Howard Marsh Metropark
        In 2008, Metroparks Toledo purchased nearly 1,000 acres of Howard Farms property in Jerusalem Township, north of State Route 2, bisected by Howard Road, to develop a new metropark. Last month, officials held a grand opening for the completion of the metropark, which was developed in two phases.
        In the spring of 2018, Metroparks Toledo opened Howard Marsh Phase 1 was a 752-acre park restoration project on the Howard Farms property, east of Howard Road and north of State Route 2. It provides significant benefits for habitat, water quality, and recreational opportunities. Benefits include restoration of nearly 600 acres of coastal marsh wetlands, over 100 acres of newly planted forests, treatment of 400 acres of residential storm water that previously discharged directly into Lake Erie, over six miles of new trails and over six miles of permanent blueway channels for paddling.
        Phase 2 saw the restoration of over 200 acres of new coastal wetlands west of Howard Road. It’s significant because it improves water quality and provides for wildlife habitat. But an unintended consequence of the new metropark is snapping turtles getting run over by traffic on Howard Road.
        No one could have anticipated the hazards to the slow moving reptile near the new park, though it’s been reported in other parts of the country.
        Since the development of Howard Marsh Metropark Phase 2, Dandar believes the turtles are just “confused about where they are supposed to be.”
        “It’s odd. They’re always going one way, - from the Howard Marsh Phase 2 that they just opened up, to Howard Marsh Phase 1 that they opened up a couple of years ago. The turtles are always going west to east. I never see them going back to the newer Howard Marsh side, it’s always in the opposite direction,” said Dandar.
        So what would she like to see happen to help out the turtles?
        Maybe a traffic sign that cautions motorists to look out for crossing turtles, and reducing the 55 mph speed limit on Howard Road, would help, she said.
        “The road does not have signs posted to be careful of snapping turtles or any other animals that habitat the marsh. Howard Road has a grocery store named Jack’s at the end. Everyone out there uses Jack’s. So it’s a very heavily trafficked road. We just need to get someone to post something or maybe change the speed limit along the Howard Marsh refuge.”
        Jerusalem Township Trustee Mark Sattler said he’s unaware of turtles getting hit on Howard Marsh Road. He said he would like to hear more from concerned residents and maybe help come up with a solution.

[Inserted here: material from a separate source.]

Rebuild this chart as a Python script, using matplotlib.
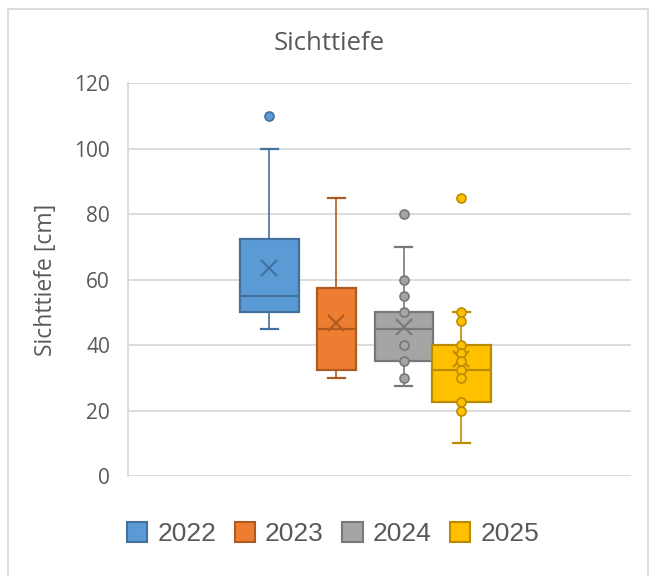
import matplotlib.pyplot as plt
from matplotlib.patches import Patch, Rectangle

# Secchi depth per year (cm)
years = ["2022", "2023", "2024", "2025"]
whisker_low = [45, 30, 27.5, 10]
q1 = [50, 32.5, 35, 22.5]
median = [55, 45, 45, 32.5]
q3 = [72.5, 57.5, 50, 40]
whisker_high = [100, 85, 70, 50]
means = [63.6, 46.7, 45.4, 35.8]
outliers = [[110], [], [80], [85]]
inner_points = [[], [], [60, 55, 50, 40, 35, 30],
                [50, 47.5, 40, 37.5, 35, 32.5, 30, 22.5, 20]]

face_colors = ["#5B9BD5", "#ED7D31", "#A5A5A5", "#FFC000"]
edge_colors = ["#41719C", "#AE5A21", "#787878", "#BC8C00"]

positions = [2.415, 3.56, 4.713, 5.70]
widths = [1.0, 0.67, 0.99, 1.0]

text_color = "#595959"
grid_color = "#D9D9D9"

fig = plt.figure(figsize=(6.51, 5.76), dpi=100)
ax = fig.add_axes([128 / 651, 1 - 476 / 576, 502.7 / 651, 392.7 / 576])

for i in range(len(years)):
    stats = [{
        "whislo": whisker_low[i], "q1": q1[i], "med": median[i],
        "q3": q3[i], "whishi": whisker_high[i], "mean": means[i],
        "fliers": [],
    }]
    ax.bxp(stats, positions=[positions[i]], widths=[widths[i]],
           capwidths=[0.29], patch_artist=True, showmeans=False,
           showfliers=False, manage_ticks=False,
           boxprops=dict(facecolor=face_colors[i], edgecolor=edge_colors[i], linewidth=1.6),
           medianprops=dict(color=edge_colors[i], linewidth=1.6),
           whiskerprops=dict(color=edge_colors[i], linewidth=1.2),
           capprops=dict(color=edge_colors[i], linewidth=1.6))
    # mean marker
    ax.plot(positions[i], means[i], marker="x", markersize=11, markeredgewidth=1.5,
            color=edge_colors[i], zorder=4)
    pts = inner_points[i] + outliers[i]
    if pts:
        ax.plot([positions[i]] * len(pts), pts, linestyle="none", marker="o",
                markersize=6.5, markerfacecolor=face_colors[i],
                markeredgecolor=edge_colors[i], markeredgewidth=1.2, zorder=5)

ax.set_xlim(0, 502.7 / 58.5)
ax.set_ylim(0, 120)
ax.set_yticks(range(0, 121, 20))
ax.set_xticks([])
ax.grid(axis="y", color=grid_color, linewidth=1.3, zorder=0)
ax.set_axisbelow(True)
for side in ["top", "right", "bottom"]:
    ax.spines[side].set_visible(False)
ax.spines["left"].set_color(grid_color)
ax.spines["left"].set_linewidth(1.3)
ax.tick_params(axis="y", length=0, pad=13, labelsize=15, labelcolor=text_color)
for lbl in ax.get_yticklabels():
    lbl.set_fontfamily("Open Sans")

ax.set_ylabel("Sichttiefe [cm]", fontsize=16.5, color=text_color,
              fontfamily="Open Sans", labelpad=12)
fig.text(329 / 651, 1 - 44 / 576, "Sichttiefe", ha="center", va="center",
         fontsize=18.5, color=text_color, fontfamily="Open Sans")

handles = [Patch(facecolor=face_colors[i], edgecolor=edge_colors[i], linewidth=1.5)
           for i in range(len(years))]
leg = fig.legend(handles, years, loc="center", bbox_to_anchor=(333 / 651, 1 - 534 / 576),
                 ncol=4, frameon=False, fontsize=19, handlelength=0.77,
                 handleheight=0.77, handletextpad=0.38, columnspacing=0.7)
for t in leg.get_texts():
    t.set_color(text_color)
    t.set_fontfamily("Liberation Sans")

# chart frame
fig.patches.append(Rectangle((8 / 651, -0.05), (647.7 - 8) / 651, 1.05 - 9 / 576,
                             transform=fig.transFigure, fill=False,
                             edgecolor=grid_color, linewidth=1.3))

fig.savefig("out.png", dpi=100)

        “I have not heard that issue about snapping turtles,” he said. “One of the roads that branches off Howard Road leads back to my home. And on two different occasions, I’ve stopped in the middle of the road with my flashers on for painted turtles. They are a lot smaller than snapping turtles. I’ve picked them up and moved them off the road to the ditch they were heading to.”
        Sattler said he suspects the turtles heading towards Howard Marsh Phase 2 are being lured by a levy that surrounds the marsh.
        “They dug a marsh, and there’s a levy around it. They are only going to put a small amount of water in there for the first couple of years so the marshland fully has a chance to grow up, which is what they did in Phase 1. Once it’s a little more mature, they will raise the water level. I suspect there were some turtles that are in there, and for some reason, are choosing to cross from Phase 2 to Phase 1. If they are coming from Phase 1, which is just south of Jack’s market, they may be crossing from Phase 1 over to the new Phase 2 because Phase 2 isn’t really populated yet and there’s plenty of room for them to expand, lots more new territory over there. That probably makes more sense,” said Sattler.
        “There’s water on both sides, but Phase 1 is more established, and has a much bigger population. Maybe it’s a little crowded over there and you have some that are migrating to Phase 2,” he said.
        The part of Howard Marsh Road near Jack’s is 55 mph, he said.
        “If you keep going north, you get into a residential area where the speed limit drops, and it becomes a township road. But the road near Jack’s is a county road,” said Sattler.
        “If Maggi contacts me, I’ll call the county on her behalf and see what can be done,” said Sattler.